#### DATA FOR THIS TASK

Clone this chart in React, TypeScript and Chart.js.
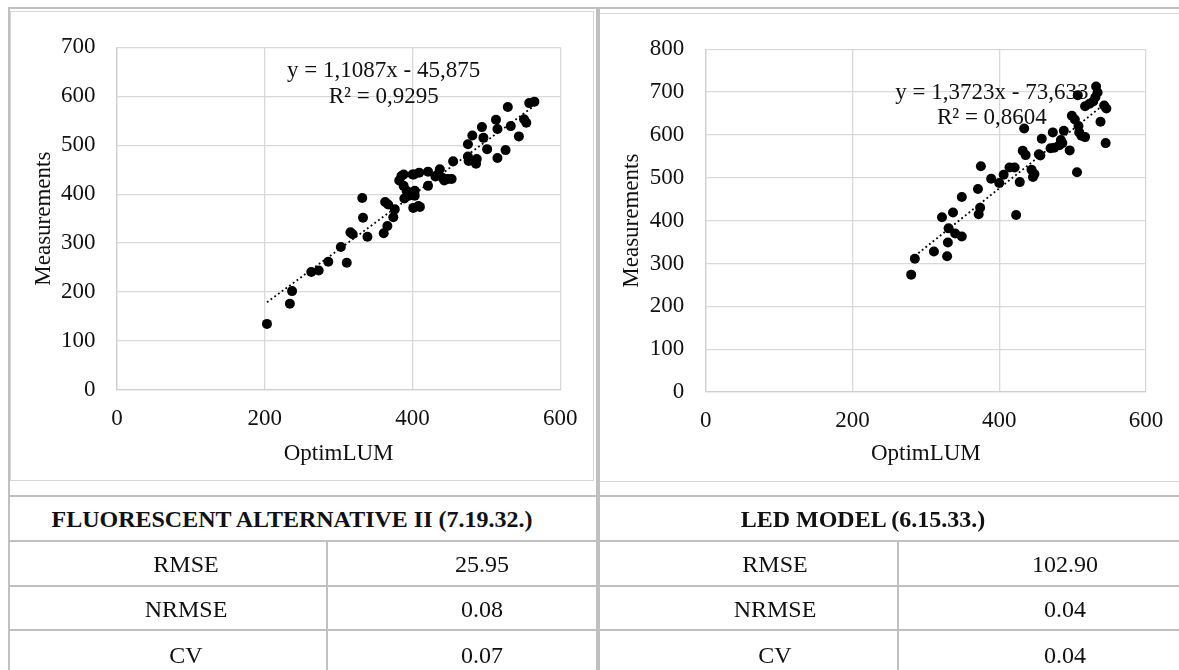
import React, { useEffect, useRef } from 'react';
import { Chart, registerables } from 'chart.js';

Chart.register(...registerables);

const FONT = "'Liberation Serif', 'Times New Roman', serif";

// ---------- data ----------
const xTickValues = [0, 200, 400, 600];
const xAxisTitle = 'OptimLUM';
const yAxisTitle = 'Measurements';

const fluorescentX = [203, 234, 237, 263, 273, 286, 303, 311, 316, 319, 332, 333, 339, 361, 363, 366, 367, 374, 376, 382, 385, 388, 388, 389, 392, 395, 400, 401, 402, 403, 403, 408, 409, 410, 421, 421, 431, 434, 437, 441, 443, 448, 453, 455, 475, 475, 476, 481, 486, 487, 494, 496, 501, 513, 515, 515, 526, 529, 533, 544, 551, 554, 558, 565];
const fluorescentY = [135, 176, 202, 241, 244, 262, 292, 260, 322, 318, 392, 352, 313, 320, 384, 335, 379, 353, 369, 428, 437, 440, 417, 391, 407, 397, 440, 372, 440, 397, 407, 376, 444, 374, 446, 417, 436, 440, 451, 433, 428, 431, 431, 467, 502, 477, 468, 520, 462, 472, 537, 515, 492, 552, 533, 474, 490, 578, 539, 518, 553, 546, 586, 589];
const fluorescentSlope = 1.1087;
const fluorescentIntercept = -45.875;
const fluorescentEquation = ['y = 1,1087x - 45,875', 'R² = 0,9295'];
const fluorescentYMax = 700;

const ledX = [280, 285, 311, 322, 329, 330, 331, 337, 340, 349, 349, 371, 372, 374, 375, 389, 400, 406, 414, 421, 423, 428, 432, 434, 436, 444, 446, 448, 454, 456, 458, 470, 473, 475, 482, 484, 486, 488, 496, 499, 503, 506, 507, 508, 509, 512, 517, 517, 523, 528, 531, 532, 534, 538, 543, 545, 546];
const ledY = [274, 311, 328, 408, 317, 349, 382, 419, 370, 363, 455, 474, 415, 430, 527, 498, 488, 507, 524, 524, 413, 490, 563, 615, 553, 519, 502, 509, 555, 552, 591, 569, 606, 570, 576, 588, 581, 610, 564, 645, 636, 513, 693, 621, 606, 598, 595, 667, 673, 678, 688, 713, 699, 631, 669, 581, 662];
const ledSlope = 1.3723;
const ledIntercept = -73.633;
const ledEquation = ['y = 1,3723x - 73,633', 'R² = 0,8604'];
const ledYMax = 800;

const tableHeaders = ['FLUORESCENT ALTERNATIVE II (7.19.32.)', 'LED MODEL (6.15.33.)'];
const statLabels = ['RMSE', 'NRMSE', 'CV'];
const fluorescentStats = ['25.95', '0.08', '0.07'];
const ledStats = ['102.90', '0.04', '0.04'];

// ---------- chart ----------
type Cfg = {
  xs: number[];
  ys: number[];
  slope: number;
  intercept: number;
  equation: string[];
  eqPos: { x: number; y1: number; y2: number };
  yMax: number;
  pad: { left: number; right: number; top: number; bottom: number };
  yWidth: number;
  xHeight: number;
  width: number;
  height: number;
};

function Scatter({ cfg }: { cfg: Cfg }) {
  const ref = useRef<HTMLCanvasElement | null>(null);
  useEffect(() => {
    if (!ref.current) return;
    const points = cfg.xs.map((x, i) => ({ x, y: cfg.ys[i] }));
    const minX = Math.min(...cfg.xs);
    const maxX = Math.max(...cfg.xs);
    const trend = [
      { x: minX, y: cfg.slope * minX + cfg.intercept },
      { x: maxX, y: cfg.slope * maxX + cfg.intercept },
    ];
    const eqPlugin = {
      id: 'eq',
      beforeDatasetsDraw(chart: any) {
        const { ctx, scales } = chart;
        ctx.save();
        ctx.font = `23px ${FONT}`;
        ctx.fillStyle = '#111';
        ctx.textAlign = 'center';
        ctx.textBaseline = 'middle';
        const px = scales.x.getPixelForValue(cfg.eqPos.x);
        ctx.fillText(cfg.equation[0], px, scales.y.getPixelForValue(cfg.eqPos.y1));
        ctx.fillText(cfg.equation[1], px, scales.y.getPixelForValue(cfg.eqPos.y2));
        ctx.restore();
      },
    };
    const tickFont = { family: FONT, size: 23 };
    const chart = new Chart(ref.current, {
      type: 'scatter',
      data: {
        datasets: [
          {
            type: 'line',
            data: trend,
            borderColor: '#000',
            borderWidth: 1.8,
            borderDash: [1.8, 2.8],
            pointRadius: 0,
            fill: false,
            order: 0,
          } as any,
          {
            type: 'scatter',
            data: points,
            backgroundColor: '#000',
            borderColor: '#000',
            pointRadius: 5,
            borderWidth: 0,
            order: 1,
          },
        ],
      },
      options: {
        animation: false,
        responsive: false,
        maintainAspectRatio: false,
        events: [],
        layout: { padding: cfg.pad },
        plugins: { legend: { display: false }, tooltip: { enabled: false } },
        scales: {
          x: {
            type: 'linear',
            min: xTickValues[0],
            max: xTickValues[xTickValues.length - 1],
            afterBuildTicks: (s: any) => {
              s.ticks = xTickValues.map((v) => ({ value: v }));
            },
            ticks: { font: tickFont, color: '#111', padding: 15.5, maxRotation: 0 },
            grid: { color: '#d9d9d9', lineWidth: 1.3, drawTicks: false },
            border: { color: '#d0d0d0', width: 1.3 },
            title: { display: true, text: xAxisTitle, font: tickFont, color: '#111', padding: 0 },
            afterFit: (s: any) => {
              s.height = cfg.xHeight;
            },
          },
          y: {
            type: 'linear',
            min: 0,
            max: cfg.yMax,
            ticks: { font: tickFont, color: '#111', padding: 21.5, stepSize: 100 },
            grid: { color: '#d9d9d9', lineWidth: 1.3, drawTicks: false },
            border: { color: '#d0d0d0', width: 1.3 },
            title: { display: true, text: yAxisTitle, font: tickFont, color: '#111', padding: 0 },
            afterFit: (s: any) => {
              s.width = cfg.yWidth;
            },
          },
        },
      },
      plugins: [eqPlugin],
    });
    return () => chart.destroy();
  }, [cfg]);
  return <canvas ref={ref} width={cfg.width} height={cfg.height} style={{ width: cfg.width, height: cfg.height, display: 'block' }} />;
}

const leftCfg: Cfg = {
  xs: fluorescentX,
  ys: fluorescentY,
  slope: fluorescentSlope,
  intercept: fluorescentIntercept,
  equation: fluorescentEquation,
  eqPos: { x: 361, y1: 651, y2: 599 },
  yMax: fluorescentYMax,
  pad: { left: 19.6, right: 31, top: 19.7, bottom: 12.2 },
  yWidth: 86.4,
  xHeight: 77.8,
  width: 582,
  height: 468,
};

const rightCfg: Cfg = {
  xs: ledX,
  ys: ledY,
  slope: ledSlope,
  intercept: ledIntercept,
  equation: ledEquation,
  eqPos: { x: 390, y1: 699, y2: 639 },
  yMax: ledYMax,
  pad: { left: 19.2, right: 53, top: 21, bottom: 13.2 },
  yWidth: 87.5,
  xHeight: 75.8,
  width: 600,
  height: 467,
};

const GRAY = '#c0c0c0';

function Line({ l, t, w, h, c = GRAY }: { l: number; t: number; w: number; h: number; c?: string }) {
  return <div style={{ position: 'absolute', left: l, top: t, width: w, height: h, background: c }} />;
}

function Cell({ cx, cy, text, bold, size = 24 }: { cx: number; cy: number; text: string; bold?: boolean; size?: number }) {
  return (
    <div
      style={{
        position: 'absolute',
        left: cx - 300,
        width: 600,
        top: cy - 15,
        height: 30,
        lineHeight: '30px',
        textAlign: 'center',
        fontFamily: FONT,
        fontSize: size,
        fontWeight: bold ? 700 : 400,
        color: '#111',
        whiteSpace: 'nowrap',
      }}
    >
      {text}
    </div>
  );
}

export default function App() {
  const rowY = [564, 609, 655];
  return (
    <div style={{ position: 'relative', width: 1179, height: 670, overflow: 'hidden', background: '#fff' }}>
      <style>{'body{margin:0;}'}</style>
      {/* chart boxes */}
      <div style={{ position: 'absolute', left: 10, top: 11, width: 582, height: 468, border: '1px solid #d6d6d6' }} />
      <div style={{ position: 'absolute', left: 11, top: 12 }}>
        <Scatter cfg={leftCfg} />
      </div>
      <div style={{ position: 'absolute', left: 598, top: 13, width: 620, height: 467, border: '1px solid #d6d6d6' }} />
      <div style={{ position: 'absolute', left: 599, top: 14 }}>
        <Scatter cfg={rightCfg} />
      </div>
      {/* table borders */}
      <Line l={8} t={7} w={1200} h={2} />
      <Line l={8} t={7} w={2} h={700} />
      <Line l={596} t={7} w={4} h={700} />
      <Line l={8} t={495} w={1200} h={2} />
      <Line l={8} t={540} w={1200} h={2} />
      <Line l={8} t={585} w={1200} h={2} />
      <Line l={8} t={629} w={1200} h={2} />
      <Line l={326} t={540} w={2} h={200} />
      <Line l={897} t={540} w={2} h={200} />
      {/* table text */}
      <Cell cx={292} cy={519} text={tableHeaders[0]} bold size={24} />
      <Cell cx={863} cy={519} text={tableHeaders[1]} bold size={24} />
      {statLabels.map((s, i) => (
        <React.Fragment key={s}>
          <Cell cx={186} cy={rowY[i]} text={s} />
          <Cell cx={482} cy={rowY[i]} text={fluorescentStats[i]} />
          <Cell cx={775} cy={rowY[i]} text={s} />
          <Cell cx={1065} cy={rowY[i]} text={ledStats[i]} />
        </React.Fragment>
      ))}
    </div>
  );
}
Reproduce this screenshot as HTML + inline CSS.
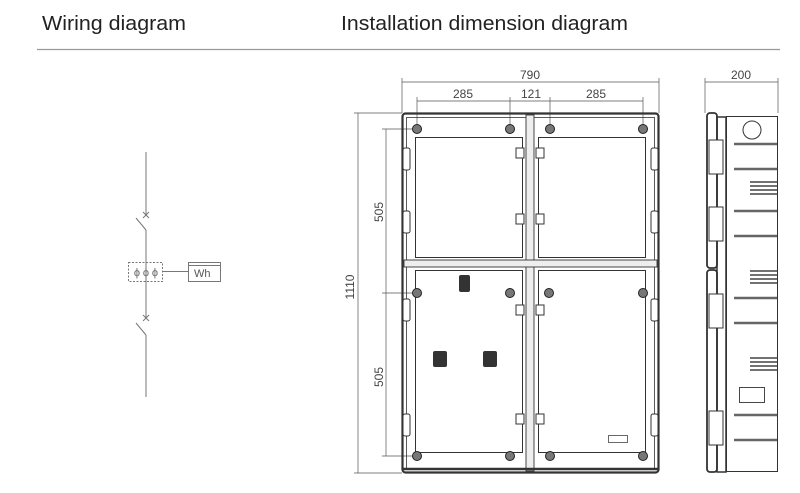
<!DOCTYPE html>
<html><head><meta charset="utf-8"><style>
html,body{margin:0;padding:0;background:#fff;}
svg{display:block;font-family:"Liberation Sans",sans-serif;}
</style></head><body>
<svg width="800" height="493" viewBox="0 0 800 493" xmlns="http://www.w3.org/2000/svg">
<rect width="800" height="493" fill="#fff"/>
<text x="42" y="30" font-size="20" fill="#222" textLength="144" lengthAdjust="spacingAndGlyphs">Wiring diagram</text>
<text x="341" y="30" font-size="20" fill="#222" textLength="287" lengthAdjust="spacingAndGlyphs">Installation dimension diagram</text>
<line x1="37" y1="49.5" x2="780" y2="49.5" stroke="#999" stroke-width="1.2"/>

<!-- wiring -->
<g stroke="#777" stroke-width="1" fill="none">
<line x1="146" y1="152" x2="146" y2="216"/>
<line x1="136" y1="218" x2="146" y2="230"/>
<line x1="143" y1="212" x2="149" y2="218"/><line x1="149" y1="212" x2="143" y2="218"/>
<line x1="146" y1="230" x2="146" y2="318"/>
<line x1="143" y1="315" x2="149" y2="321"/><line x1="149" y1="315" x2="143" y2="321"/>
<line x1="136" y1="323" x2="146" y2="335"/>
<line x1="146" y1="335" x2="146" y2="397"/>
<rect x="128.5" y="262.5" width="34" height="19" stroke-dasharray="2,1.5"/>
<line x1="163" y1="271.5" x2="188" y2="271.5"/>
<rect x="188.5" y="262.5" width="32" height="19"/>
<line x1="188" y1="265.5" x2="221" y2="265.5"/>
</g>
<g font-size="11" fill="#666" text-anchor="middle">
<text x="137" y="276">ϕ</text>
<text x="146" y="276">ϕ</text>
<text x="155" y="276">ϕ</text>
</g>
<text x="194" y="277" font-size="11" fill="#555">Wh</text>

<!-- dimensions front -->
<g stroke="#555" stroke-width="0.7" fill="none">
<line x1="402" y1="82" x2="659" y2="82"/>
<line x1="402" y1="78" x2="402" y2="113"/><line x1="659" y1="78" x2="659" y2="113"/>
<line x1="417" y1="101" x2="643" y2="101"/>
<line x1="417" y1="97" x2="417" y2="128"/><line x1="510" y1="97" x2="510" y2="128"/>
<line x1="550" y1="97" x2="550" y2="128"/><line x1="643" y1="97" x2="643" y2="128"/>
<line x1="358" y1="113" x2="358" y2="473"/>
<line x1="354" y1="113" x2="402" y2="113"/><line x1="354" y1="473" x2="402" y2="473"/>
<line x1="386" y1="129" x2="386" y2="456"/>
<line x1="382" y1="129" x2="417" y2="129"/><line x1="382" y1="293" x2="417" y2="293"/><line x1="382" y1="456" x2="417" y2="456"/>
<line x1="705" y1="82" x2="778" y2="82"/>
<line x1="705" y1="78" x2="705" y2="113"/><line x1="778" y1="78" x2="778" y2="113"/>
</g>
<g font-size="12" fill="#444" text-anchor="middle">
<text x="530" y="79">790</text>
<text x="463" y="98">285</text>
<text x="531" y="98">121</text>
<text x="596" y="98">285</text>
<text x="741" y="79">200</text>
<text transform="translate(354,287) rotate(-90)">1110</text>
<text transform="translate(383,212) rotate(-90)">505</text>
<text transform="translate(383,377) rotate(-90)">505</text>
</g>

<!-- front view -->
<g stroke="#333" fill="none">
<rect x="402.5" y="113.5" width="256" height="359" rx="3" stroke-width="2.2"/>
<rect x="406.5" y="117.5" width="248" height="351" stroke-width="0.8"/>
<rect x="526" y="115" width="8" height="356" stroke-width="0.9" fill="#eee"/>
<rect x="404" y="260" width="253" height="7" stroke-width="0.9" fill="#eee"/>
<rect x="415.5" y="137.5" width="107" height="120" stroke-width="1"/>
<rect x="538.5" y="137.5" width="107" height="120" stroke-width="1"/>
<rect x="415.5" y="270.5" width="107" height="182" stroke-width="1"/>
<rect x="538.5" y="270.5" width="107" height="182" stroke-width="1"/>
<line x1="403" y1="469" x2="658" y2="469" stroke-width="2.5"/>
</g>
<g stroke="#333" stroke-width="1" fill="#fff">
<rect x="403" y="148" width="7" height="22" rx="2"/><rect x="403" y="211" width="7" height="22" rx="2"/>
<rect x="651" y="148" width="7" height="22" rx="2"/><rect x="651" y="211" width="7" height="22" rx="2"/>
<rect x="403" y="299" width="7" height="22" rx="2"/><rect x="403" y="414" width="7" height="22" rx="2"/>
<rect x="651" y="299" width="7" height="22" rx="2"/><rect x="651" y="414" width="7" height="22" rx="2"/>
<rect x="516" y="148" width="8" height="10"/><rect x="536" y="148" width="8" height="10"/>
<rect x="516" y="214" width="8" height="10"/><rect x="536" y="214" width="8" height="10"/>
<rect x="516" y="305" width="8" height="10"/><rect x="536" y="305" width="8" height="10"/>
<rect x="516" y="414" width="8" height="10"/><rect x="536" y="414" width="8" height="10"/>
</g>
<g fill="#777" stroke="#222" stroke-width="1">
<circle cx="417" cy="129" r="4.5"/><circle cx="510" cy="129" r="4.5"/><circle cx="550" cy="129" r="4.5"/><circle cx="643" cy="129" r="4.5"/>
<circle cx="417" cy="456" r="4.5"/><circle cx="510" cy="456" r="4.5"/><circle cx="550" cy="456" r="4.5"/><circle cx="643" cy="456" r="4.5"/>
<circle cx="417" cy="293" r="4.5"/><circle cx="643" cy="293" r="4.5"/><circle cx="510" cy="293" r="4.5"/><circle cx="549" cy="293" r="4.5"/>
</g>
<g fill="#333">
<rect x="459" y="275" width="11" height="17" rx="2"/>
<rect x="433" y="351" width="14" height="16" rx="2"/>
<rect x="483" y="351" width="14" height="16" rx="2"/>
</g>
<rect x="608.5" y="435.5" width="19" height="7" fill="none" stroke="#444" stroke-width="0.8"/>

<!-- side view -->
<g stroke="#333" fill="none">
<rect x="707" y="113" width="10" height="155" rx="3" stroke-width="1.8"/>
<rect x="707" y="270" width="10" height="202" rx="3" stroke-width="1.8"/>
<rect x="717" y="117" width="9" height="355" stroke-width="1.5"/>
<rect x="726.5" y="116.5" width="51" height="355" stroke-width="1"/>
<circle cx="752" cy="130" r="9" stroke-width="1"/>
<rect x="739.5" y="387.5" width="25" height="15" stroke-width="0.9"/>
</g>
<g stroke="#666" stroke-width="2.5">
<line x1="734" y1="144" x2="777" y2="144"/><line x1="734" y1="169" x2="777" y2="169"/>
<line x1="734" y1="211" x2="777" y2="211"/><line x1="734" y1="236" x2="777" y2="236"/>
<line x1="734" y1="298" x2="777" y2="298"/><line x1="734" y1="323" x2="777" y2="323"/>
<line x1="734" y1="415" x2="777" y2="415"/><line x1="734" y1="440" x2="777" y2="440"/>
</g>
<g stroke="#444" stroke-width="1.5">
<line x1="750" y1="182" x2="777" y2="182"/><line x1="750" y1="186" x2="777" y2="186"/><line x1="750" y1="190" x2="777" y2="190"/><line x1="750" y1="194" x2="777" y2="194"/>
<line x1="750" y1="271" x2="777" y2="271"/><line x1="750" y1="275" x2="777" y2="275"/><line x1="750" y1="279" x2="777" y2="279"/><line x1="750" y1="283" x2="777" y2="283"/>
<line x1="750" y1="358" x2="777" y2="358"/><line x1="750" y1="362" x2="777" y2="362"/><line x1="750" y1="366" x2="777" y2="366"/><line x1="750" y1="370" x2="777" y2="370"/>
</g>
<g fill="#fff" stroke="#333" stroke-width="1">
<rect x="709" y="140" width="14" height="34"/><rect x="709" y="207" width="14" height="34"/>
<rect x="709" y="294" width="14" height="34"/><rect x="709" y="411" width="14" height="34"/>
</g>
</svg>
</body></html>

########

| EXERCISE PROMPT |
Hand back the exact lines from the start of the entries to the line with "const yAxisTitle = 'Measurements';", both ends kept and pictures left out.

| EXERCISE OUTPUT |
Clone this chart in React, TypeScript and Chart.js.
import React, { useEffect, useRef } from 'react';
import { Chart, registerables } from 'chart.js';

Chart.register(...registerables);

const FONT = "'Liberation Serif', 'Times New Roman', serif";

// ---------- data ----------
const xTickValues = [0, 200, 400, 600];
const xAxisTitle = 'OptimLUM';
const yAxisTitle = 'Measurements';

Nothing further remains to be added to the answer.